» **PROVIDED ENTRIES**:
■ ■ ■ ■ ■

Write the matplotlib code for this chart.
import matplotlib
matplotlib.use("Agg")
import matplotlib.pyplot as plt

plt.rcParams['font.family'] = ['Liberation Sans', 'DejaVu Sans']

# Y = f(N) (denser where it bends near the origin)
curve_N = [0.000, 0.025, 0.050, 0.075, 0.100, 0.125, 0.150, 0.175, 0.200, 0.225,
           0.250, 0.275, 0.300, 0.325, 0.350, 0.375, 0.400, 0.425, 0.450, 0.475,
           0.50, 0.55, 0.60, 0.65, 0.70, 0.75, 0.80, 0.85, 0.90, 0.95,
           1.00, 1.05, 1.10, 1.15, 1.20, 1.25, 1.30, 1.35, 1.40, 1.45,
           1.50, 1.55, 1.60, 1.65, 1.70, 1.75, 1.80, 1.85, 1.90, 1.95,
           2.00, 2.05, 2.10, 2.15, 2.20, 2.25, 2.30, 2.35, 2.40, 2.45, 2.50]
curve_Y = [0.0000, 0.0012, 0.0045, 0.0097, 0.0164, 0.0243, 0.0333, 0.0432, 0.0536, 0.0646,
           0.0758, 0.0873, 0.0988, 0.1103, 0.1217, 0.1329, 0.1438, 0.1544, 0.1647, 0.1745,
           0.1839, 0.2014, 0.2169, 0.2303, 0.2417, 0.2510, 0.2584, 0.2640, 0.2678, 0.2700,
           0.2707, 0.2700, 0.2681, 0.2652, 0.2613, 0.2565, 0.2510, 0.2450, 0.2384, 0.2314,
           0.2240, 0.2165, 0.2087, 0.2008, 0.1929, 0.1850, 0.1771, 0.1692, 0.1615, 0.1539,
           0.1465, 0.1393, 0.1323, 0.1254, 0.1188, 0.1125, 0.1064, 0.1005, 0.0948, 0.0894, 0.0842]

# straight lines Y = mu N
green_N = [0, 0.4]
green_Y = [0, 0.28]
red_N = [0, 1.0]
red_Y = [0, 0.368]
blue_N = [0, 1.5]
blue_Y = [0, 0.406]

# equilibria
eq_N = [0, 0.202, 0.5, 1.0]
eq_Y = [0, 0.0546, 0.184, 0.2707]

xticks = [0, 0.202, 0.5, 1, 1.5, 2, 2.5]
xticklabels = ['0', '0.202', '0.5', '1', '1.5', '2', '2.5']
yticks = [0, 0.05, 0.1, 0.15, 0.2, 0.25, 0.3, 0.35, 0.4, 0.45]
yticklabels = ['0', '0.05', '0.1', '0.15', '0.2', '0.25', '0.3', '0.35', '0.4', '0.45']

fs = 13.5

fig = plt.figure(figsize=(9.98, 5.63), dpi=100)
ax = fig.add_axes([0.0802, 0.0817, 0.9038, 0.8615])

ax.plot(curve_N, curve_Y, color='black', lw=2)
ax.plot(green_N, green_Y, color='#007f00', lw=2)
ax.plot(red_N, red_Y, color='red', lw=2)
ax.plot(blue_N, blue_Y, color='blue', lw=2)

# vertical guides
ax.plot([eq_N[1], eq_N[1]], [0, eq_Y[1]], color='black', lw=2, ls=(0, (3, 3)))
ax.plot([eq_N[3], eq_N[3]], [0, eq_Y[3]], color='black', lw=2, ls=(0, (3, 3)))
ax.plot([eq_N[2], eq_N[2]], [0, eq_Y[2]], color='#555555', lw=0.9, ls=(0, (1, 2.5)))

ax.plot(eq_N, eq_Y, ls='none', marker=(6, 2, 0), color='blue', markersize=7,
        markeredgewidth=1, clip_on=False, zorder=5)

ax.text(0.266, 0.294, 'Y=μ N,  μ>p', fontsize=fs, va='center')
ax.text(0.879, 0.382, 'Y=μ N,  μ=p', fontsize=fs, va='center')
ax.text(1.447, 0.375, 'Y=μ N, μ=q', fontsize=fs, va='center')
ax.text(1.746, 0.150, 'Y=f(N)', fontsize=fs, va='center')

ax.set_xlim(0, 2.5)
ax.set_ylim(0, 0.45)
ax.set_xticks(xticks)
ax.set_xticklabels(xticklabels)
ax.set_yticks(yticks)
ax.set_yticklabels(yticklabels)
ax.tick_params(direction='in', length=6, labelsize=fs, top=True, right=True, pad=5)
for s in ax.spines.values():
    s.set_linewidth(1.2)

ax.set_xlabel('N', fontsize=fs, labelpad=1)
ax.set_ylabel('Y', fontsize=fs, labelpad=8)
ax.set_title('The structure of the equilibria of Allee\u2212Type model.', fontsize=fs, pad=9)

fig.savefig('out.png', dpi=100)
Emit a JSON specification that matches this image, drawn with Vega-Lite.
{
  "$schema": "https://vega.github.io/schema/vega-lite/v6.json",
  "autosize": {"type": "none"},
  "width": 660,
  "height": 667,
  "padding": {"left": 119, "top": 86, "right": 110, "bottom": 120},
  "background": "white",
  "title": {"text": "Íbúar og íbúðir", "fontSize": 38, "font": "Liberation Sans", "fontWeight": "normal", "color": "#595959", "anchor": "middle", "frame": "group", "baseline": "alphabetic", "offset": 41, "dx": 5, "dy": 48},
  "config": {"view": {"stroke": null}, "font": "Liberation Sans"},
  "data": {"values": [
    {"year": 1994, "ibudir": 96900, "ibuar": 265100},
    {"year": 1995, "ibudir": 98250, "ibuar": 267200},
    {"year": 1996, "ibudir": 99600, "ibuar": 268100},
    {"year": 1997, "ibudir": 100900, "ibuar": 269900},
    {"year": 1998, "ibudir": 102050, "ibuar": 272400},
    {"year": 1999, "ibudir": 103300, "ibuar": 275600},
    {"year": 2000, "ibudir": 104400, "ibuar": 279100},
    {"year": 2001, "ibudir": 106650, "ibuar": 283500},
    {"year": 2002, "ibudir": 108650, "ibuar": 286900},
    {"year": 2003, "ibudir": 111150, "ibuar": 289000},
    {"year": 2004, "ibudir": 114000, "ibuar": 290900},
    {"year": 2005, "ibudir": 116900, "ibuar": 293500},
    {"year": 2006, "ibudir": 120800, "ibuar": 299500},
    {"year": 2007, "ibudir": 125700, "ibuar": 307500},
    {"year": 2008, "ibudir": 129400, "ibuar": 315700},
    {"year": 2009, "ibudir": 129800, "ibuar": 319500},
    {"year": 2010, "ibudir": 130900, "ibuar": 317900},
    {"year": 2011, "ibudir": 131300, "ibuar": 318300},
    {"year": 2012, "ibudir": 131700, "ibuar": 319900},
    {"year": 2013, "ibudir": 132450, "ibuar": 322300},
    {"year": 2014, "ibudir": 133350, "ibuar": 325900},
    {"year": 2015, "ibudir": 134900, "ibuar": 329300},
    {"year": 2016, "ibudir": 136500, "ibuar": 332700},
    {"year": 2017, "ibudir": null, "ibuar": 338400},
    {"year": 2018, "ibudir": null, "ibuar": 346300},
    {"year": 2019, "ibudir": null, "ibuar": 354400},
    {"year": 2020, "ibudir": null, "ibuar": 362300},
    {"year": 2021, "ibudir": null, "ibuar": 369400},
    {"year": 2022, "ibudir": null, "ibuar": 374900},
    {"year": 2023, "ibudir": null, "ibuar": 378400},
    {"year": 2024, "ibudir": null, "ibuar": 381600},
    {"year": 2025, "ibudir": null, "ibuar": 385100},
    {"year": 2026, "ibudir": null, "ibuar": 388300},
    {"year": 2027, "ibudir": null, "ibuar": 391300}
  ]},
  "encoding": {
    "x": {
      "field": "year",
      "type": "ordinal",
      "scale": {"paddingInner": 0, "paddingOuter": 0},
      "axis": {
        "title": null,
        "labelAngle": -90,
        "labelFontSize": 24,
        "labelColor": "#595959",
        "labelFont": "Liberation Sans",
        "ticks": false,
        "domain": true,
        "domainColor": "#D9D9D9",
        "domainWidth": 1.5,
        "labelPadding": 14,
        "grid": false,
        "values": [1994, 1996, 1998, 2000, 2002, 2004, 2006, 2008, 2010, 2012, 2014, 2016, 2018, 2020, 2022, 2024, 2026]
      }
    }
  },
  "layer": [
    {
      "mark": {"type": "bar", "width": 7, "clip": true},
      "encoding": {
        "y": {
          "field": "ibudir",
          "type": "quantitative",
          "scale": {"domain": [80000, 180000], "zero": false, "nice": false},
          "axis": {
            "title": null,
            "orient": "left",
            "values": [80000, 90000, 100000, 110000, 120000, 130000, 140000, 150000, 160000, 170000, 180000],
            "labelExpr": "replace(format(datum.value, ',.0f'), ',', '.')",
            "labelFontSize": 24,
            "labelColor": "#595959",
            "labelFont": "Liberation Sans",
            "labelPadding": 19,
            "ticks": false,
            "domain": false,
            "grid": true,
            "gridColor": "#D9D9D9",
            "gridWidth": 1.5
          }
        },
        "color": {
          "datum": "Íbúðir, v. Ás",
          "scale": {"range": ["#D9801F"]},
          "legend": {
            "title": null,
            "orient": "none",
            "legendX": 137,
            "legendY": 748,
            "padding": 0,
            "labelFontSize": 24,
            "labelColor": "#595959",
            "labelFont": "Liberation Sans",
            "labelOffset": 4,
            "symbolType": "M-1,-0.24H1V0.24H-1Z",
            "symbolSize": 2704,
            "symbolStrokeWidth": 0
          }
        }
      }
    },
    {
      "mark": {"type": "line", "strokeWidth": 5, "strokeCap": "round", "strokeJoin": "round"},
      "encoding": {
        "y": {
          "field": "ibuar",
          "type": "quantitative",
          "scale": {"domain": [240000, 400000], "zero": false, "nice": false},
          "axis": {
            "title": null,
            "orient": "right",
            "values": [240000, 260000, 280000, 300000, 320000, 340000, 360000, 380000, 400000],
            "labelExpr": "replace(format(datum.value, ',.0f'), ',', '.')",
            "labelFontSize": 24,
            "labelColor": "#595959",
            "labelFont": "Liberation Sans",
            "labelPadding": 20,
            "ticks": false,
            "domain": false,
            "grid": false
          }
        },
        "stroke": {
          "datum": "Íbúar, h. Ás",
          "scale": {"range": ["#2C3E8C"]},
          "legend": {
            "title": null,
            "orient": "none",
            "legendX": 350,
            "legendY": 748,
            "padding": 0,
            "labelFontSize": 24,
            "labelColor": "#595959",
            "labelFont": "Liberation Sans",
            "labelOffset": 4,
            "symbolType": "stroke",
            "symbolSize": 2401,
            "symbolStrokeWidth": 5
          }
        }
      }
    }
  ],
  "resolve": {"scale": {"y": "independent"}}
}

■ ■ ■ ■ ■

Repeat exactly, please, each line from the beginning of the data through the line with "plt.rcParams['font.family'] = ['Liberation" in it, and only those lines.

» **ANSWER FOR THIS EXERCISE**:
Write the matplotlib code for this chart.
import matplotlib
matplotlib.use("Agg")
import matplotlib.pyplot as plt

plt.rcParams['font.family'] = ['Liberation Sans', 'DejaVu Sans']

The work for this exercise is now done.